On the patient care side, that means allowing physicians to follow the standard of care and use their medical judgment to help their patients make informed decisions, without fear of criminal penalties.
On the economic side, with physician practices increasingly getting bought out by larger entities, TMA continues to work to preserve corporate practice of medicine protections. This session, there’s an interest from the Texas Legislature to look at noncompete agreements, and TMA will work with state lawmakers to ensure a fair balance for employed and employer physicians alike.
The heavily negotiated, physician-specific provisions of Texas’ current law have been in place since 1999 and were last amended 2009. The current compromise allows noncompetes if certain statutory requirements are met, which, among other things, require including a buy-out provision.
Over the past decade, however, a growing number of Texas physicians have opted for employment – and with it, noncompetes, which some say have grown onerous.
Sen. Charles Schwertner, MD (R-Georgetown), has heard these complaints – citing noncompetes extending as far as 50 miles and as long as five years – and hopes to address them this session.
“Hospital systems as well as large physician practices put in place various, essentially, handcuffs that restrict the provision of health care in Texas as well as the freedom of that independent practitioner to … leave and start a practice or join another group,” he said.
In light of these issues, TMA’s House of Delegates considered a Council on Socioeconomics report on noncompetes in 2021, and TMA’s Board of Councilors, the association’s ethical policymaking body, updated its opinion on noncompetes in 2022.

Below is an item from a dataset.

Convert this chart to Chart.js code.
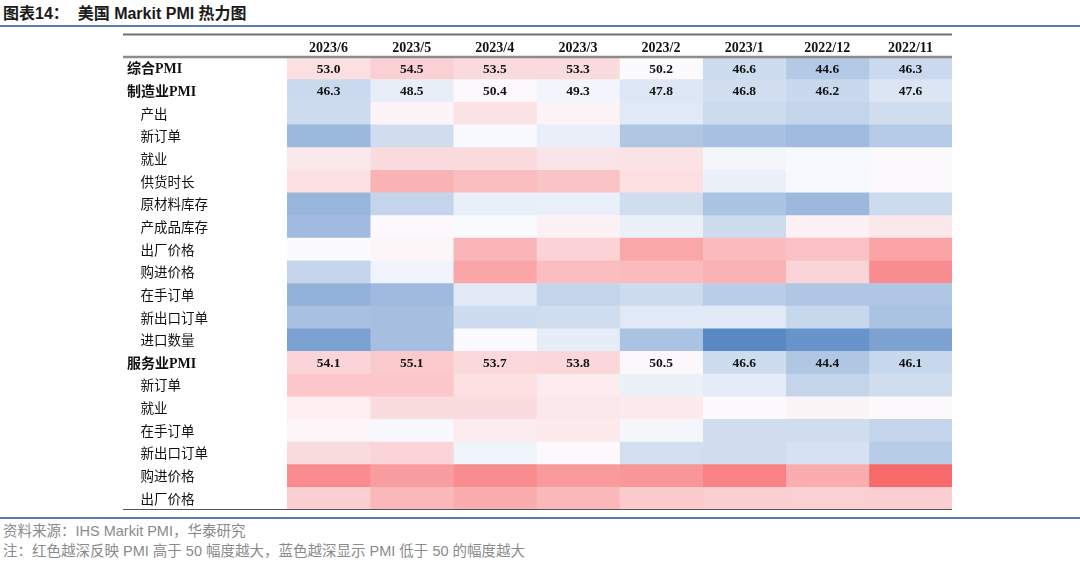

Such agreements “are unethical and should not be used in the practice of medicine,” according to the opinion. “These types of restrictive covenants disrupt continuity of care, deprive the public of medical services, interfere with the patient’s choice of physicians, and unfairly restrict competition.”
As the Board of Councilors acknowledges, however, state law allows noncompetes to be applied to physicians practicing in Texas if certain criteria are met. The Council on Socioeconomics also noted in its recent report that some physicians benefit from noncompetes.
Keller family physician Greg Fuller, MD, fits into this group.
“Why we have a noncompete primarily has to do with the time and the cost of bringing in a new physician, both from a standpoint of training them within our system but also credentialing [them with] all the payers,” he said. “There’s a cost in doing that.”
Dr. Fuller understands the concerns of employed physicians. Still, he argues it’s important to ensure noncompete agreements are fair rather than to ban them altogether, which would leave independently practicing physicians like himself in the lurch.
Sen. Schwertner says he’ll consider legislation that strikes this balance.
“I’m certainly open to discussions of other avenues, including guardrails or limitations regarding mileage and length of the noncompete,” he said. “But, strictly from a policy standpoint, I don’t believe they’re justified in the health care setting.”